What this task involves: All material below is to be reproduced exactly.

start Material provided

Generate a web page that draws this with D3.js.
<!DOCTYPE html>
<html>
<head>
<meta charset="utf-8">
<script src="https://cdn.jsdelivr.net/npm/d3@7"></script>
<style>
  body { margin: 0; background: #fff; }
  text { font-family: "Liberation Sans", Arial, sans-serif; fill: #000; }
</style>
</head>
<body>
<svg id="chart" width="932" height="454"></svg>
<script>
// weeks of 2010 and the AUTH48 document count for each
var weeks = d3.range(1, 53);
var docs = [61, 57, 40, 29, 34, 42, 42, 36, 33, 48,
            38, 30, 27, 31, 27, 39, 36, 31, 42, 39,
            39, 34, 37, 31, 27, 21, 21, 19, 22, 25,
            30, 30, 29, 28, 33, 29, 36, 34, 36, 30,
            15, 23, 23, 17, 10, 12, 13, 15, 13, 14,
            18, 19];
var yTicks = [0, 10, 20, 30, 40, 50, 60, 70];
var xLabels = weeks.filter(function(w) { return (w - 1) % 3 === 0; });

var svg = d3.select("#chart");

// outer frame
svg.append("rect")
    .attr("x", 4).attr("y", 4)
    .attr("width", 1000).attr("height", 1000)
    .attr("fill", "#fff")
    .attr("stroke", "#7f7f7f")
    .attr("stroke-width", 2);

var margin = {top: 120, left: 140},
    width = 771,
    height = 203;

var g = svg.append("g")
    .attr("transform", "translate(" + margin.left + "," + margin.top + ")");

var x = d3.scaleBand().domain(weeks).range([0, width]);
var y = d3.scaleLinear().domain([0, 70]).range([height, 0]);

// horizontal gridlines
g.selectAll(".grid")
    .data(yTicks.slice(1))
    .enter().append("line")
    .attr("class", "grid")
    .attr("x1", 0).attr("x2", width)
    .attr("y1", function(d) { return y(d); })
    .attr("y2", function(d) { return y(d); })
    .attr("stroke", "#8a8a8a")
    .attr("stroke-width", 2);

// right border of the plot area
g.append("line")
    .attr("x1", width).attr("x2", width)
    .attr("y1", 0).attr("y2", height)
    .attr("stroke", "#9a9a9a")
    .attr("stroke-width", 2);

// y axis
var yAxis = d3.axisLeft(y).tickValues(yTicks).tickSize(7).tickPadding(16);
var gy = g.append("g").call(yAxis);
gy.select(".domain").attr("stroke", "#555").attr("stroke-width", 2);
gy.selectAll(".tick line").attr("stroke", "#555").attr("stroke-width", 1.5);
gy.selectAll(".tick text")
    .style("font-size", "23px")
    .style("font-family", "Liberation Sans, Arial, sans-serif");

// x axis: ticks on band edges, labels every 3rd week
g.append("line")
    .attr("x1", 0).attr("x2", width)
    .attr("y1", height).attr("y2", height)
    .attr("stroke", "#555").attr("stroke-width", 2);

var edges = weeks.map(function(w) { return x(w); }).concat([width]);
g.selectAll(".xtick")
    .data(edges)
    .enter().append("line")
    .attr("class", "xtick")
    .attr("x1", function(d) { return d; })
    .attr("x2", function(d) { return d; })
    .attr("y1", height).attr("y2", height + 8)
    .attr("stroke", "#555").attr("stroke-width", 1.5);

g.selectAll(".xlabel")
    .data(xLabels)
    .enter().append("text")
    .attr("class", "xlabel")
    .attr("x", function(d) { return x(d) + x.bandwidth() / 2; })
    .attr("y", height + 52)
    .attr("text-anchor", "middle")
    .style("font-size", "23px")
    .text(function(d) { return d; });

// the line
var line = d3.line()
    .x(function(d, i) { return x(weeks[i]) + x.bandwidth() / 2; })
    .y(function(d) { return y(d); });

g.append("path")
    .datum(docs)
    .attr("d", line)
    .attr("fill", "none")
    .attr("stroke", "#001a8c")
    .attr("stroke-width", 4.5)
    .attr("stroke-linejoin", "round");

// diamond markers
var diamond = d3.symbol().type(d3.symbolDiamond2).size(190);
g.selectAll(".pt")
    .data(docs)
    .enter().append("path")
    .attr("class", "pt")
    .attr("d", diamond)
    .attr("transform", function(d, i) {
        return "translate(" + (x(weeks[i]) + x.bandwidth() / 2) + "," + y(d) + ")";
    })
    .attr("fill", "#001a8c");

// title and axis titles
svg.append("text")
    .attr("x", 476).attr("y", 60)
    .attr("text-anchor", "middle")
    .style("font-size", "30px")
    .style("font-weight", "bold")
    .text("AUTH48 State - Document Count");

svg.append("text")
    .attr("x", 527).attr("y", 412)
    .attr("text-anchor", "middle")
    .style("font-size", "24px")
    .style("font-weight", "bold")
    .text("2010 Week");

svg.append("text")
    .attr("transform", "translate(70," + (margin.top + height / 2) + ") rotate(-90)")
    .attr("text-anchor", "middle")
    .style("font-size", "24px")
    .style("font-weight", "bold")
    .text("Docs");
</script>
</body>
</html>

end Material provided

Exercise output:
Generate a web page that draws this with D3.js.
<!DOCTYPE html>
<html>
<head>
<meta charset="utf-8">
<script src="https://cdn.jsdelivr.net/npm/d3@7"></script>
<style>
  body { margin: 0; background: #fff; }
  text { font-family: "Liberation Sans", Arial, sans-serif; fill: #000; }
</style>
</head>
<body>
<svg id="chart" width="932" height="454"></svg>
<script>
// weeks of 2010 and the AUTH48 document count for each
var weeks = d3.range(1, 53);
var docs = [61, 57, 40, 29, 34, 42, 42, 36, 33, 48,
            38, 30, 27, 31, 27, 39, 36, 31, 42, 39,
            39, 34, 37, 31, 27, 21, 21, 19, 22, 25,
            30, 30, 29, 28, 33, 29, 36, 34, 36, 30,
            15, 23, 23, 17, 10, 12, 13, 15, 13, 14,
            18, 19];
var yTicks = [0, 10, 20, 30, 40, 50, 60, 70];
var xLabels = weeks.filter(function(w) { return (w - 1) % 3 === 0; });

var svg = d3.select("#chart");

// outer frame
svg.append("rect")
    .attr("x", 4).attr("y", 4)
    .attr("width", 1000).attr("height", 1000)
    .attr("fill", "#fff")
    .attr("stroke", "#7f7f7f")
    .attr("stroke-width", 2);

var margin = {top: 120, left: 140},
    width = 771,
    height = 203;

var g = svg.append("g")
    .attr("transform", "translate(" + margin.left + "," + margin.top + ")");

var x = d3.scaleBand().domain(weeks).range([0, width]);
var y = d3.scaleLinear().domain([0, 70]).range([height, 0]);

// horizontal gridlines
g.selectAll(".grid")
    .data(yTicks.slice(1))
    .enter().append("line")
    .attr("class", "grid")
    .attr("x1", 0).attr("x2", width)
    .attr("y1", function(d) { return y(d); })
    .attr("y2", function(d) { return y(d); })
    .attr("stroke", "#8a8a8a")
    .attr("stroke-width", 2);

// right border of the plot area
g.append("line")
    .attr("x1", width).attr("x2", width)
    .attr("y1", 0).attr("y2", height)
    .attr("stroke", "#9a9a9a")
    .attr("stroke-width", 2);

// y axis
var yAxis = d3.axisLeft(y).tickValues(yTicks).tickSize(7).tickPadding(16);
var gy = g.append("g").call(yAxis);
gy.select(".domain").attr("stroke", "#555").attr("stroke-width", 2);
gy.selectAll(".tick line").attr("stroke", "#555").attr("stroke-width", 1.5);
gy.selectAll(".tick text")
    .style("font-size", "23px")
    .style("font-family", "Liberation Sans, Arial, sans-serif");

// x axis: ticks on band edges, labels every 3rd week
g.append("line")
    .attr("x1", 0).attr("x2", width)
    .attr("y1", height).attr("y2", height)
    .attr("stroke", "#555").attr("stroke-width", 2);

var edges = weeks.map(function(w) { return x(w); }).concat([width]);
g.selectAll(".xtick")
    .data(edges)
    .enter().append("line")
    .attr("class", "xtick")
    .attr("x1", function(d) { return d; })
    .attr("x2", function(d) { return d; })
    .attr("y1", height).attr("y2", height + 8)
    .attr("stroke", "#555").attr("stroke-width", 1.5);

g.selectAll(".xlabel")
    .data(xLabels)
    .enter().append("text")
    .attr("class", "xlabel")
    .attr("x", function(d) { return x(d) + x.bandwidth() / 2; })
    .attr("y", height + 52)
    .attr("text-anchor", "middle")
    .style("font-size", "23px")
    .text(function(d) { return d; });

// the line
var line = d3.line()
    .x(function(d, i) { return x(weeks[i]) + x.bandwidth() / 2; })
    .y(function(d) { return y(d); });

g.append("path")
    .datum(docs)
    .attr("d", line)
    .attr("fill", "none")
    .attr("stroke", "#001a8c")
    .attr("stroke-width", 4.5)
    .attr("stroke-linejoin", "round");

// diamond markers
var diamond = d3.symbol().type(d3.symbolDiamond2).size(190);
g.selectAll(".pt")
    .data(docs)
    .enter().append("path")
    .attr("class", "pt")
    .attr("d", diamond)
    .attr("transform", function(d, i) {
        return "translate(" + (x(weeks[i]) + x.bandwidth() / 2) + "," + y(d) + ")";
    })
    .attr("fill", "#001a8c");

// title and axis titles
svg.append("text")
    .attr("x", 476).attr("y", 60)
    .attr("text-anchor", "middle")
    .style("font-size", "30px")
    .style("font-weight", "bold")
    .text("AUTH48 State - Document Count");

svg.append("text")
    .attr("x", 527).attr("y", 412)
    .attr("text-anchor", "middle")
    .style("font-size", "24px")
    .style("font-weight", "bold")
    .text("2010 Week");

svg.append("text")
    .attr("transform", "translate(70," + (margin.top + height / 2) + ") rotate(-90)")
    .attr("text-anchor", "middle")
    .style("font-size", "24px")
    .style("font-weight", "bold")
    .text("Docs");
</script>
</body>
</html>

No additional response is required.